- [WORK TO COMPLETE] Copy the listing verbatim, excluding any images found in it.

--- Start RECORDED DATA ---

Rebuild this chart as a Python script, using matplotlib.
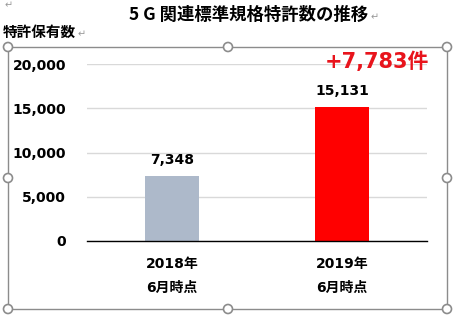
import matplotlib
matplotlib.use('Agg')
import matplotlib.pyplot as plt
from matplotlib.patches import Rectangle, Circle

years = ["2018年", "2019年"]
periods = ["6月時点", "6月時点"]
counts = [7348, 15131]
bar_colors = ["#ADB9CA", "#FF0000"]
yticks = [0, 5000, 10000, 15000, 20000]
increase_label = "+7,783件"
title = "5 G 関連標準規格特許数の推移"
ylabel = "特許保有数"

plt.rcParams['font.family'] = ['DejaVu Sans', 'Noto Sans CJK JP']
jp = ['Noto Sans CJK JP', 'DejaVu Sans']

W, H = 454, 318
fig = plt.figure(figsize=(W / 100, H / 100), dpi=100)

# plot area in pixel terms: x 87..427, y(0)=241, y(20000)=64
ax = fig.add_axes([87 / W, 1 - 241 / H, 340 / W, 177 / H])
x = list(range(len(counts)))
ax.bar(x, counts, width=0.32, color=bar_colors, zorder=3)
ax.set_xlim(-0.5, 1.5)
ax.set_ylim(0, 20000)
ax.set_yticks(yticks)
ax.set_yticklabels([f"{v:,}" for v in yticks], fontsize=10, fontweight='bold')
ax.tick_params(axis='y', length=0, pad=15)
ax.set_xticks([])
ax.grid(True, axis='y', color='#D9D9D9', lw=1, zorder=0)
for s in ['top', 'right', 'left']:
    ax.spines[s].set_visible(False)
ax.spines['bottom'].set_color('black')
ax.spines['bottom'].set_linewidth(1)
ax.spines['bottom'].set_zorder(4)

for xi, v in zip(x, counts):
    ax.annotate(f"{v:,}", (xi, v), xytext=(0, 11.5), textcoords='offset points',
                ha='center', va='center', fontsize=10, fontweight='bold')

tr = ax.get_xaxis_transform()
for xi, yr, pr in zip(x, years, periods):
    ax.text(xi, -0.13, yr, transform=tr, ha='center', va='center',
            fontsize=10, fontweight='bold', family=['DejaVu Sans', 'Noto Sans CJK JP'])
    ax.text(xi, -0.265, pr, transform=tr, ha='center', va='center',
            fontsize=10, fontweight='bold', family=['DejaVu Sans', 'Noto Sans CJK JP'])

# overlay in pixel coordinates for document decorations
ov = fig.add_axes([0, 0, 1, 1], zorder=10)
ov.set_xlim(0, W)
ov.set_ylim(H, 0)
ov.axis('off')
ov.patch.set_visible(False)

ov.text(377, 62, increase_label, ha='center', va='center', fontsize=15,
        fontweight='bold', color='#E8141C', family=['DejaVu Sans', 'Noto Sans CJK JP'])

ov.text(5, 5, "↵", ha='left', va='center', fontsize=7, color='#999999', family=jp)
ov.text(249, 15, title, ha='center', va='center', fontsize=12.5,
        fontweight='bold', family=jp)
ov.text(371, 17, "↵", ha='left', va='center', fontsize=7, color='#999999', family=jp)
ov.text(3, 32, ylabel, ha='left', va='center', fontsize=10.5, fontweight='bold', family=jp)
ov.text(78, 34, "↵", ha='left', va='center', fontsize=7, color='#999999', family=jp)

edge = '#8C8C8C'
ov.add_patch(Rectangle((8, 47), 439, 262, fill=False, edgecolor=edge, lw=1))
for cx in (8, 228, 447):
    for cy in (47, 178, 309):
        if cx == 228 and cy == 178:
            continue
        ov.add_patch(Circle((cx, cy), 4.5, facecolor='white', edgecolor=edge, lw=1.2))

fig.savefig('out.png', dpi=100)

--- End RECORDED DATA ---

- [TASK RESULT]
Rebuild this chart as a Python script, using matplotlib.
import matplotlib
matplotlib.use('Agg')
import matplotlib.pyplot as plt
from matplotlib.patches import Rectangle, Circle

years = ["2018年", "2019年"]
periods = ["6月時点", "6月時点"]
counts = [7348, 15131]
bar_colors = ["#ADB9CA", "#FF0000"]
yticks = [0, 5000, 10000, 15000, 20000]
increase_label = "+7,783件"
title = "5 G 関連標準規格特許数の推移"
ylabel = "特許保有数"

plt.rcParams['font.family'] = ['DejaVu Sans', 'Noto Sans CJK JP']
jp = ['Noto Sans CJK JP', 'DejaVu Sans']

W, H = 454, 318
fig = plt.figure(figsize=(W / 100, H / 100), dpi=100)

# plot area in pixel terms: x 87..427, y(0)=241, y(20000)=64
ax = fig.add_axes([87 / W, 1 - 241 / H, 340 / W, 177 / H])
x = list(range(len(counts)))
ax.bar(x, counts, width=0.32, color=bar_colors, zorder=3)
ax.set_xlim(-0.5, 1.5)
ax.set_ylim(0, 20000)
ax.set_yticks(yticks)
ax.set_yticklabels([f"{v:,}" for v in yticks], fontsize=10, fontweight='bold')
ax.tick_params(axis='y', length=0, pad=15)
ax.set_xticks([])
ax.grid(True, axis='y', color='#D9D9D9', lw=1, zorder=0)
for s in ['top', 'right', 'left']:
    ax.spines[s].set_visible(False)
ax.spines['bottom'].set_color('black')
ax.spines['bottom'].set_linewidth(1)
ax.spines['bottom'].set_zorder(4)

for xi, v in zip(x, counts):
    ax.annotate(f"{v:,}", (xi, v), xytext=(0, 11.5), textcoords='offset points',
                ha='center', va='center', fontsize=10, fontweight='bold')

tr = ax.get_xaxis_transform()
for xi, yr, pr in zip(x, years, periods):
    ax.text(xi, -0.13, yr, transform=tr, ha='center', va='center',
            fontsize=10, fontweight='bold', family=['DejaVu Sans', 'Noto Sans CJK JP'])
    ax.text(xi, -0.265, pr, transform=tr, ha='center', va='center',
            fontsize=10, fontweight='bold', family=['DejaVu Sans', 'Noto Sans CJK JP'])

# overlay in pixel coordinates for document decorations
ov = fig.add_axes([0, 0, 1, 1], zorder=10)
ov.set_xlim(0, W)
ov.set_ylim(H, 0)
ov.axis('off')
ov.patch.set_visible(False)

ov.text(377, 62, increase_label, ha='center', va='center', fontsize=15,
        fontweight='bold', color='#E8141C', family=['DejaVu Sans', 'Noto Sans CJK JP'])

ov.text(5, 5, "↵", ha='left', va='center', fontsize=7, color='#999999', family=jp)
ov.text(249, 15, title, ha='center', va='center', fontsize=12.5,
        fontweight='bold', family=jp)
ov.text(371, 17, "↵", ha='left', va='center', fontsize=7, color='#999999', family=jp)
ov.text(3, 32, ylabel, ha='left', va='center', fontsize=10.5, fontweight='bold', family=jp)
ov.text(78, 34, "↵", ha='left', va='center', fontsize=7, color='#999999', family=jp)

edge = '#8C8C8C'
ov.add_patch(Rectangle((8, 47), 439, 262, fill=False, edgecolor=edge, lw=1))
for cx in (8, 228, 447):
    for cy in (47, 178, 309):
        if cx == 228 and cy == 178:
            continue
        ov.add_patch(Circle((cx, cy), 4.5, facecolor='white', edgecolor=edge, lw=1.2))

fig.savefig('out.png', dpi=100)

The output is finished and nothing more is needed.